**Stated exercise:** Without any pictures, restate the lines from the one containing "Convert this chart" to the one containing "const OUTLINE = '#26302c';", word for word, ends included.

**Records provided:**
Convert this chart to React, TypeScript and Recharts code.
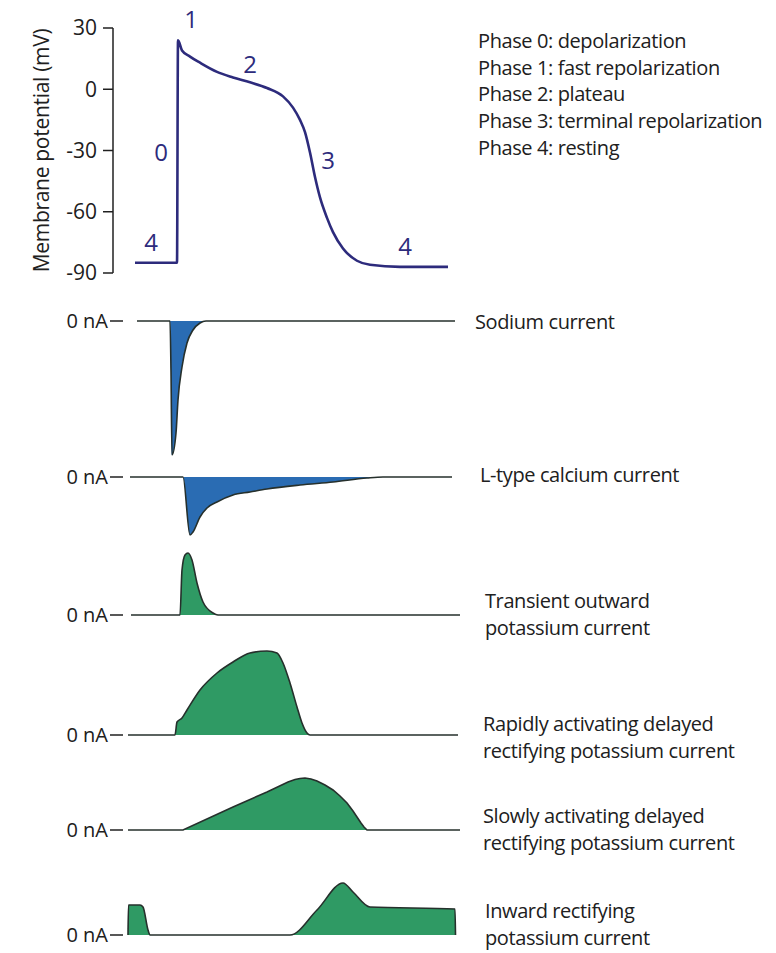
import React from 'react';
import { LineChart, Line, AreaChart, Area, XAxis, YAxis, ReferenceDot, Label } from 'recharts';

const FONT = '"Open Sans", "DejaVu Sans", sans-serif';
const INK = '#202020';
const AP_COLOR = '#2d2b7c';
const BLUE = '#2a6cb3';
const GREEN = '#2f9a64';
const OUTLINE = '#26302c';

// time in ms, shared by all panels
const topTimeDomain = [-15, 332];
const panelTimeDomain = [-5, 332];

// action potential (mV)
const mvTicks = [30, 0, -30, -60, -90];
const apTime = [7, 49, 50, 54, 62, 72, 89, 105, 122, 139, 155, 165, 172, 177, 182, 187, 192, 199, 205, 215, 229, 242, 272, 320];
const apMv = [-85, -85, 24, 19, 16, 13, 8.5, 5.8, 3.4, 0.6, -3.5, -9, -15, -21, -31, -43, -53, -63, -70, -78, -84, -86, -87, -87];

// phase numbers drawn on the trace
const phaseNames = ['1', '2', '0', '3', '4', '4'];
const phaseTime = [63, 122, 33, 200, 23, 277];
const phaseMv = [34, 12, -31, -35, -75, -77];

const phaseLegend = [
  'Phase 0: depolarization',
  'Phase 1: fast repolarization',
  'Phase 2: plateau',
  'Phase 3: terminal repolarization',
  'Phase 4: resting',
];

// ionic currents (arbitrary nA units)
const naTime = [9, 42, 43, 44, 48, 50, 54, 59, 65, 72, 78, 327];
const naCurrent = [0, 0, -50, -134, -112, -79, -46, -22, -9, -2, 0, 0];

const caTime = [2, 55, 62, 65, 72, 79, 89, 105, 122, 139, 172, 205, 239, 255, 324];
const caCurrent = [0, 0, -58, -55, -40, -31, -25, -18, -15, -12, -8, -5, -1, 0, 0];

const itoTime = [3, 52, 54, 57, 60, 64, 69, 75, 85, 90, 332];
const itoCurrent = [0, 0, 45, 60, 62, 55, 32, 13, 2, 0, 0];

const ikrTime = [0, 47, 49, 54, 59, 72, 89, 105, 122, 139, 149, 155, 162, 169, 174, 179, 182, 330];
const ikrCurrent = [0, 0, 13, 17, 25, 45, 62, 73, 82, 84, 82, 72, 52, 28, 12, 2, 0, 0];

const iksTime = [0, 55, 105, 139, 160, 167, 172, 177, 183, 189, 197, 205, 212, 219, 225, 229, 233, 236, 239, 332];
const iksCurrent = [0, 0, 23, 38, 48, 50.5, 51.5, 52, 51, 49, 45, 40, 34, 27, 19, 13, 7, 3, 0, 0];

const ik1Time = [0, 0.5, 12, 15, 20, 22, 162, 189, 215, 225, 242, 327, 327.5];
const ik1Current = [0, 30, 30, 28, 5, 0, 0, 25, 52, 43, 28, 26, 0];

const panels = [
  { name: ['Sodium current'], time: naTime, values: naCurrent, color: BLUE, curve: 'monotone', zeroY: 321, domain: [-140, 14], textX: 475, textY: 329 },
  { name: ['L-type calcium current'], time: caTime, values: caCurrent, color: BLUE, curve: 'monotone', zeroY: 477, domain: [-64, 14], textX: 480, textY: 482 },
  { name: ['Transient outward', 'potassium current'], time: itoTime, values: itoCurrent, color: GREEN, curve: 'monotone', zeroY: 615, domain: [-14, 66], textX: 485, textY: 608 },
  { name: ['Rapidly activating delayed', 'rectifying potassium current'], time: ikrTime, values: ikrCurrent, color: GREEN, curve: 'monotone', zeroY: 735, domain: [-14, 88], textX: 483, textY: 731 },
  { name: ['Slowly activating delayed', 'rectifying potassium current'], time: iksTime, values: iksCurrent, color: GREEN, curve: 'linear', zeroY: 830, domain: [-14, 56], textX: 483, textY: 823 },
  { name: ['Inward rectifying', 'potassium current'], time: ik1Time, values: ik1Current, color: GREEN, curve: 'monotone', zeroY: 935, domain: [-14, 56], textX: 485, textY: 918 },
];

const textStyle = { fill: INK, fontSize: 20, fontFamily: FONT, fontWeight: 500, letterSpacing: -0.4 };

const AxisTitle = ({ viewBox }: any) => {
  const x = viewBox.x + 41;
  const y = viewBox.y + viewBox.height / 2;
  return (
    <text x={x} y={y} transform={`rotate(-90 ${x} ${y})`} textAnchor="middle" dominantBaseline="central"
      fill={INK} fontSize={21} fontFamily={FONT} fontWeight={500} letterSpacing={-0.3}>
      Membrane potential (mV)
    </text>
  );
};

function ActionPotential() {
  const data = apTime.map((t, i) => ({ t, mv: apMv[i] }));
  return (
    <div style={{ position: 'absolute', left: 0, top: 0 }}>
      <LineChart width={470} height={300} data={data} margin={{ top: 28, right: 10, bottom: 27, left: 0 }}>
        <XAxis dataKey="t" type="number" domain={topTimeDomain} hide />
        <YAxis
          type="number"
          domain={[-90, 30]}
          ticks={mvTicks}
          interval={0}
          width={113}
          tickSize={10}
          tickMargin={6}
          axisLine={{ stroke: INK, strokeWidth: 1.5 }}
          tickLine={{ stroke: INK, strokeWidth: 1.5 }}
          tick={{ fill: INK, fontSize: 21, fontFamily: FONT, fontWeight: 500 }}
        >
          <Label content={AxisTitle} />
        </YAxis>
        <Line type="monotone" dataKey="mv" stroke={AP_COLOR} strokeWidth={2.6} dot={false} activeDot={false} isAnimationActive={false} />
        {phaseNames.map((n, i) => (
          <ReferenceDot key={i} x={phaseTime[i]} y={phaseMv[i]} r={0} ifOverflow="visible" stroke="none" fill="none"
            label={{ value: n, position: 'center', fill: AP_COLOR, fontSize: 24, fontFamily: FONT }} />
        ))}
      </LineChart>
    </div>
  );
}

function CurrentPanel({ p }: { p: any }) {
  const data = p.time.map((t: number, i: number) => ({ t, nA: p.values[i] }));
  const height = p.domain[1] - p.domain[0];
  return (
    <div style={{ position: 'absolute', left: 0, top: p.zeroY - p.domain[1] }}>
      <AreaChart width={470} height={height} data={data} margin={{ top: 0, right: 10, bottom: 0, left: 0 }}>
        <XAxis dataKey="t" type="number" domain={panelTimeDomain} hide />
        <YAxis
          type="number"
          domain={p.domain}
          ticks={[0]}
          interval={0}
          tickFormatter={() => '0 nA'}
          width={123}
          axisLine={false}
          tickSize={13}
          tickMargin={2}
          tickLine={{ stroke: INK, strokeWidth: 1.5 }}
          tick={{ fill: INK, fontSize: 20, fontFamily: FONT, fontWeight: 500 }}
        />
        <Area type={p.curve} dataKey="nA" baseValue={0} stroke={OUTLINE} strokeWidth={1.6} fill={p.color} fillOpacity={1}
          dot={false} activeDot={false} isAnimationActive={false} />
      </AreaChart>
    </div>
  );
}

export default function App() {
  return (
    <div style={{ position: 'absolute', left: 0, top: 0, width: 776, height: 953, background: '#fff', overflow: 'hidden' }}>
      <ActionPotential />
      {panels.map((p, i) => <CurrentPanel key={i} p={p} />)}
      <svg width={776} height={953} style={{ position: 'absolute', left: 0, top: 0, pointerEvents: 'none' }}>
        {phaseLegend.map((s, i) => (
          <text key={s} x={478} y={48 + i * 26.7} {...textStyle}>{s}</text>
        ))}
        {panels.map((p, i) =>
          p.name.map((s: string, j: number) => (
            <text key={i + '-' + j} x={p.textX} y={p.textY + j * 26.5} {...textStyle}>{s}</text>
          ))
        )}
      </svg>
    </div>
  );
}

---

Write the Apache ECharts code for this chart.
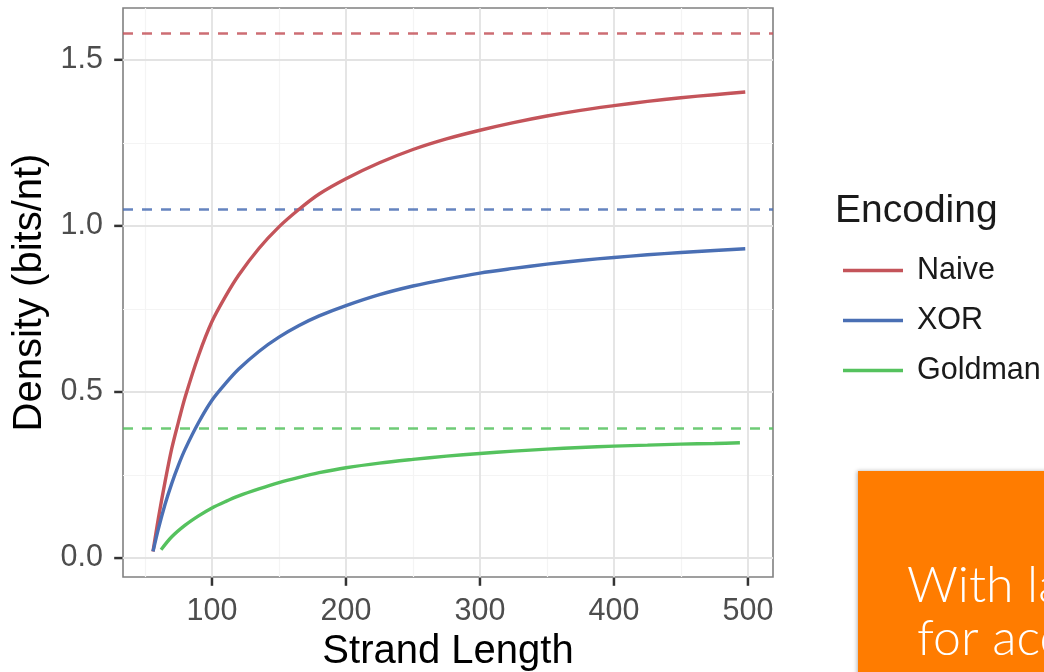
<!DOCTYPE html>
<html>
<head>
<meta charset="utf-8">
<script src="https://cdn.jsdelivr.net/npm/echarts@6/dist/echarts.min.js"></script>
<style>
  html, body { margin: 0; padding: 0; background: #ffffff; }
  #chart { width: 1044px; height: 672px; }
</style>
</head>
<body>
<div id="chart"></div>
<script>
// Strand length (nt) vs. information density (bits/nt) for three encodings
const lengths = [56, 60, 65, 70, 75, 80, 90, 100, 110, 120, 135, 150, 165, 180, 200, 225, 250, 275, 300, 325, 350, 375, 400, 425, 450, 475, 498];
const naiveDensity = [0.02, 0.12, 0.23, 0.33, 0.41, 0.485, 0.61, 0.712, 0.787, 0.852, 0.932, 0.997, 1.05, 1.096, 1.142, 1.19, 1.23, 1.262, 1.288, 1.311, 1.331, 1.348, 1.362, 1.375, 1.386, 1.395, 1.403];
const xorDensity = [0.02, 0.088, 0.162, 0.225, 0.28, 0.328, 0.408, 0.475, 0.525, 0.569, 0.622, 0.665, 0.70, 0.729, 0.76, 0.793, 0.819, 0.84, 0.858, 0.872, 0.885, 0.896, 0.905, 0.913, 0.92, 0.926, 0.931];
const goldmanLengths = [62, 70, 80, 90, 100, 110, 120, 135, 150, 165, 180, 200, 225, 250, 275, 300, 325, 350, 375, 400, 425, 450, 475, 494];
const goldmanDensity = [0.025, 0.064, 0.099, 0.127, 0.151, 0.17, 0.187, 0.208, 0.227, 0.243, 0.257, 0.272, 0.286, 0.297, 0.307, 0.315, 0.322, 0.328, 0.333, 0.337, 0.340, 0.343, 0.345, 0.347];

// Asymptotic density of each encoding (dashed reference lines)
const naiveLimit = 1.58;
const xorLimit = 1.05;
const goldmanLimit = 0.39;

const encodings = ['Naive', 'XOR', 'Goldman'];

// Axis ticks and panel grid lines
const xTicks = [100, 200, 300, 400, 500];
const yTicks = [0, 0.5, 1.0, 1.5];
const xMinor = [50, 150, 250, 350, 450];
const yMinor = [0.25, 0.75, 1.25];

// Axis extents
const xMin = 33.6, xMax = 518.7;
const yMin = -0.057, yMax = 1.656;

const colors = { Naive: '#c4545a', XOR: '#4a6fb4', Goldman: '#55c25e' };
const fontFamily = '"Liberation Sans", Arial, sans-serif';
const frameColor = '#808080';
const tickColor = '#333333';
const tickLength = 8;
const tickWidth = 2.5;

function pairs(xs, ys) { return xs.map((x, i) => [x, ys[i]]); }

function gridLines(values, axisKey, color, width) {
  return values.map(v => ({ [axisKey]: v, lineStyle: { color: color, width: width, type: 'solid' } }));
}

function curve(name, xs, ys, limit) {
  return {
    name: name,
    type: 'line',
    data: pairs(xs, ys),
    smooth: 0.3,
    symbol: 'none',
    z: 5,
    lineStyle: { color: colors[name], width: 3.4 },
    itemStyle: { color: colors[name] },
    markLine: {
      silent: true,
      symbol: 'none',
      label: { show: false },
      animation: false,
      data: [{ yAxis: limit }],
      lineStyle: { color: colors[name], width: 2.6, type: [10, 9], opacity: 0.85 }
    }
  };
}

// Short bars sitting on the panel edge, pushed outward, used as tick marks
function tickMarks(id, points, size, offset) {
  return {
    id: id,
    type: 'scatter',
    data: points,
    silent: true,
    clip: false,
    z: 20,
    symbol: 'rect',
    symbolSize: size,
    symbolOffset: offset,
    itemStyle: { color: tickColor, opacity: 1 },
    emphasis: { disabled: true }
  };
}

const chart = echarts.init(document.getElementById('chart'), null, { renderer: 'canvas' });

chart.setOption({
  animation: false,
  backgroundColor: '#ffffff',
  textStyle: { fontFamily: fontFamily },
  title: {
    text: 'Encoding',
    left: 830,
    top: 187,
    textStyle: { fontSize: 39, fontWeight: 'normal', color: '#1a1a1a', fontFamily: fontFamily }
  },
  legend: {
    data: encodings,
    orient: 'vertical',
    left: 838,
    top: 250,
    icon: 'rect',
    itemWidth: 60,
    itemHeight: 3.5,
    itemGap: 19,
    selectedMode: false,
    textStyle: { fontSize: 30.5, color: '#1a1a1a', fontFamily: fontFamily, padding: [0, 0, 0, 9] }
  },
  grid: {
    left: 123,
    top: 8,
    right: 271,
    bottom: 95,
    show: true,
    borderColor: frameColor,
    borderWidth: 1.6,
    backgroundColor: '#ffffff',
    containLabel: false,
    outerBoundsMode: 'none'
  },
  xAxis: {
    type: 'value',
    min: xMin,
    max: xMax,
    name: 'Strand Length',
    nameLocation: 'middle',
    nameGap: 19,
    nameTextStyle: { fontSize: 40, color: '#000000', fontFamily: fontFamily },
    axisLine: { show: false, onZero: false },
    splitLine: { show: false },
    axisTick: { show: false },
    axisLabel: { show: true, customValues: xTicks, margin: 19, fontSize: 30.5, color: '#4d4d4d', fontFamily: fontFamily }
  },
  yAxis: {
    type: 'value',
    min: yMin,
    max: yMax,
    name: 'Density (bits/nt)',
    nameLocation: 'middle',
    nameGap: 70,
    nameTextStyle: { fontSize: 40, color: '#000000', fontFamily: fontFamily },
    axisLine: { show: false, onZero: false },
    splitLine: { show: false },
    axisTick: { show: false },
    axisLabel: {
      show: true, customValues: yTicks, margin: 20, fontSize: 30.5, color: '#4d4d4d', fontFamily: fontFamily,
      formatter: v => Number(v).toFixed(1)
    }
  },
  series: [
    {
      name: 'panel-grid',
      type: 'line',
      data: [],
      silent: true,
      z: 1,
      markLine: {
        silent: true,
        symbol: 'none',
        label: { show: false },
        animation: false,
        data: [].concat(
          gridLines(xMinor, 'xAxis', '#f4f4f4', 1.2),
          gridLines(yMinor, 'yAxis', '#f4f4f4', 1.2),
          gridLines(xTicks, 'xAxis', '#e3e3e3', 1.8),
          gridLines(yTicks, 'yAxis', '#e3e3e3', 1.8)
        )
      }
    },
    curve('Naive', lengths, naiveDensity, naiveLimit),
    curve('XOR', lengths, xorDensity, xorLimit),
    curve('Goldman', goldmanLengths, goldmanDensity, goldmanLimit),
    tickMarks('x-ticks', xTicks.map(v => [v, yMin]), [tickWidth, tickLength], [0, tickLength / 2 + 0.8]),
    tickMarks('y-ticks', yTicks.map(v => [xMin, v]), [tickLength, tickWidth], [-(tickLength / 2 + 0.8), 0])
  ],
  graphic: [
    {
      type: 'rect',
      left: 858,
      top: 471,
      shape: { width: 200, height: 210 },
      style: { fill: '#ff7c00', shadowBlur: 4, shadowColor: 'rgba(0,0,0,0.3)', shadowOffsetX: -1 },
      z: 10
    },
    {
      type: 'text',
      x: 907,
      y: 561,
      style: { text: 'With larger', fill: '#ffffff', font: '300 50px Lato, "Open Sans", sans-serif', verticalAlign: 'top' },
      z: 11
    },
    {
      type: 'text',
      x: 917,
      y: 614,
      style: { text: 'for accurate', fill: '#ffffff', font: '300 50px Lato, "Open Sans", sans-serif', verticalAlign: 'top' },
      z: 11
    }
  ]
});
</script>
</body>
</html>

...

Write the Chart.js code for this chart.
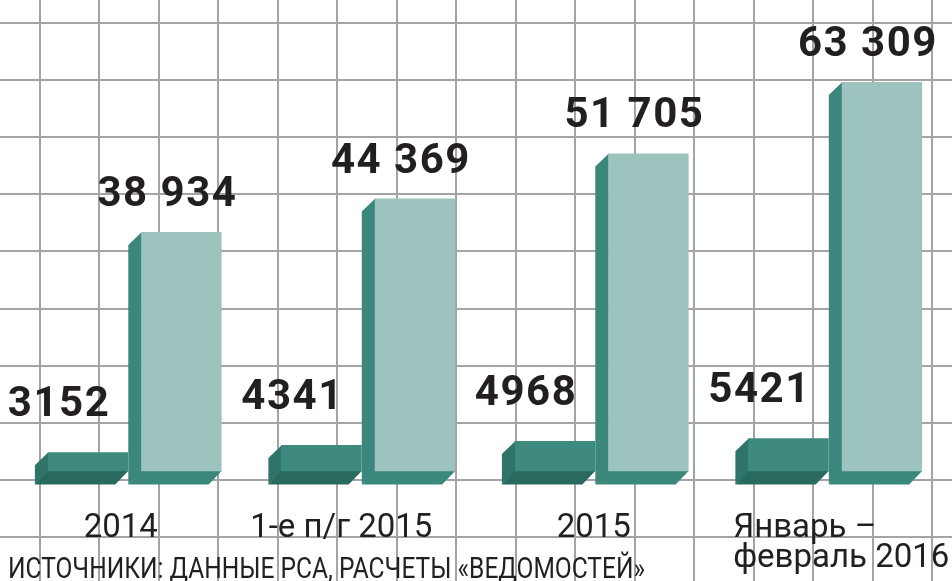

**Solution below:**
Convert this chart to React, TypeScript and Recharts code.
import React from 'react';
import { LineChart, Line, AreaChart, Area, XAxis, YAxis, ReferenceDot, Label } from 'recharts';

const FONT = '"Open Sans", "DejaVu Sans", sans-serif';
const INK = '#202020';
const AP_COLOR = '#2d2b7c';
const BLUE = '#2a6cb3';
const GREEN = '#2f9a64';
const OUTLINE = '#26302c';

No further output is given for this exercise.